Whether due to their intuition or training, managers often assess new product ideas by asking themselves questions such as “Would this product meet a customer need?” Of course, considering such questions makes perfect sense: one of the core tenets of marketing is that managers should try to satisfy the wants/needs of customers, and a product that would not satisfy any important customer need is likely to fail.

However, in our studies we find that when managers deliberate such questions, they experience a cognitive bias that makes them unrealistically optimistic about the new product idea. More specifically, our findings indicate that when managers attempt to anticipate how consumers would respond to a product, many managers spontaneously engage in “visual mental imagery” of customers interacting with the product. This visual mental imagery is known by a variety of names, such as visualization, imagination, and mental simulation. A variety of psychology studies have shown that when people engage in visual mental imagery about an event occurring, they are more likely to believe the event will actually occur. In our studies, we find that when managers spontaneously engage in visual mental imagery about the targeted customers interacting with the product, the manager’s optimism is increased in a variety of ways. Merely imagining target customers will increase the manager’s expectation for how common those target customers will be in the general population. Imagining how target customers would respond when encountering the product in the marketplace (e.g., on a retail shelf) will increase the manager’s expectation for how commonly such encounters will occur. Imagining customers using the product will increase the manager’s expectation for how commonly customers will use the product. Optimism will be increased even further if the manager imagines the product will satisfy – even partially – the wants/needs of customers. Because all these influences tend to increase managerial optimism due to artifacts of cognition rather than any objective information about the product, the optimism they generate is unrealistic.

We looked for evidence of this unrealistic optimism by asking experienced managers to evaluate new product ideas for possible further development. Across a variety of studies, we tested eight products ideas, including ideas for strong products and ideas for weak and fundamentally flawed products. We evaluated the manager’s evaluation of the new product ideas in a variety of ways, including their “best case,” “worst case,” and “most likely” sales forecasts, their overall assessments of the product ideas, and their committee votes on whether to promote the idea for further development. The overall conclusion from the studies is that attempting to consider whether a new product idea will satisfy the wants/needs of customers prompts managers to engage in visual mental imagery about customers interacting with the product, which in turn increases the manager’s unrealistic optimism about the new product idea.

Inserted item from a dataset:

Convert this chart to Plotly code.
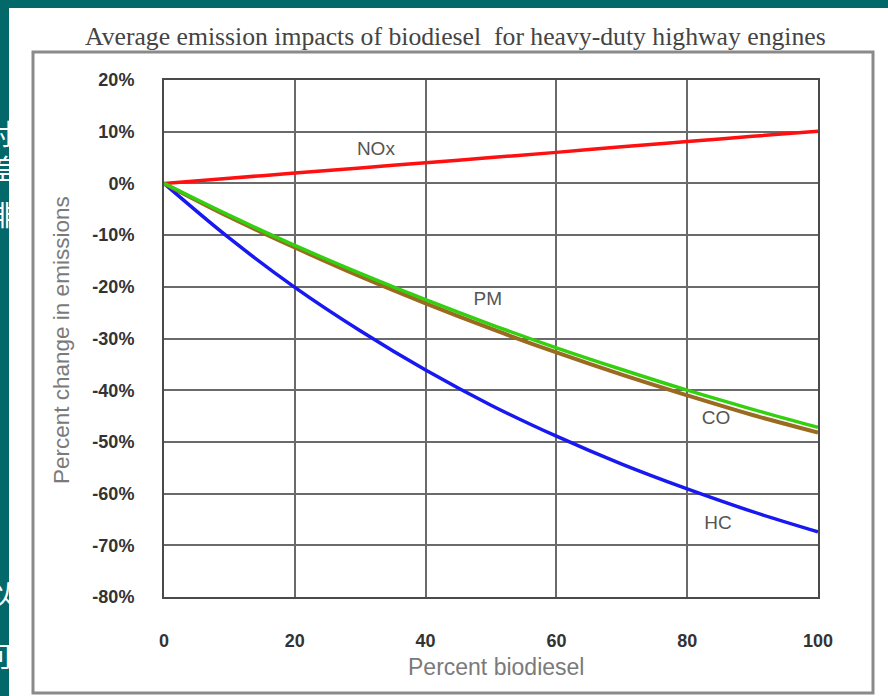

Unfortunately, this is a cognitive bias that is not prevented by diligent effort. Indeed, we observed in one study that managers who were more careful and vigilant in evaluating a new product idea were especially vulnerable to the problem. These managers were particularly detailed and systematic in their visual mental imagery about customers, so the cognitive bias intensified, and these managers became particularly optimistic about a new product idea that was fundamentally flawed and should have been abandoned.

These results are a paradox: managers must consider whether a new product would satisfy the needs of customers to prevent poor products from being pursued, but actually performing that consideration creates a cognitive bias that pushes managers toward unrealistic optimism.

Fortunately, knowing the theoretical mechanism that causes the problem allows for the creation of a preventative solution. We find that the unrealistic optimism is eliminated if managers simply avoid visual mental imagery about customers while considering how well the product would satisfy their needs/wants. That is, managers can still consider customers, their needs, and how the product might satisfy them, but managers should perform all those considerations without visual mental simulation. This method reduces unrealistic optimism where other methods (e.g., informing the managers about the bias and asking them to adjust for it) failed to do so. In three studies (1, 2 and 6), we find that this visual mental imagery about customers is under the voluntary control of managers, and their unrealistic optimism is reduced when managers follow the technique. In this way, this research identifies a simple change in managerial approach that can yield more accurate evaluations of ideas for new products that are being considered for development and launch.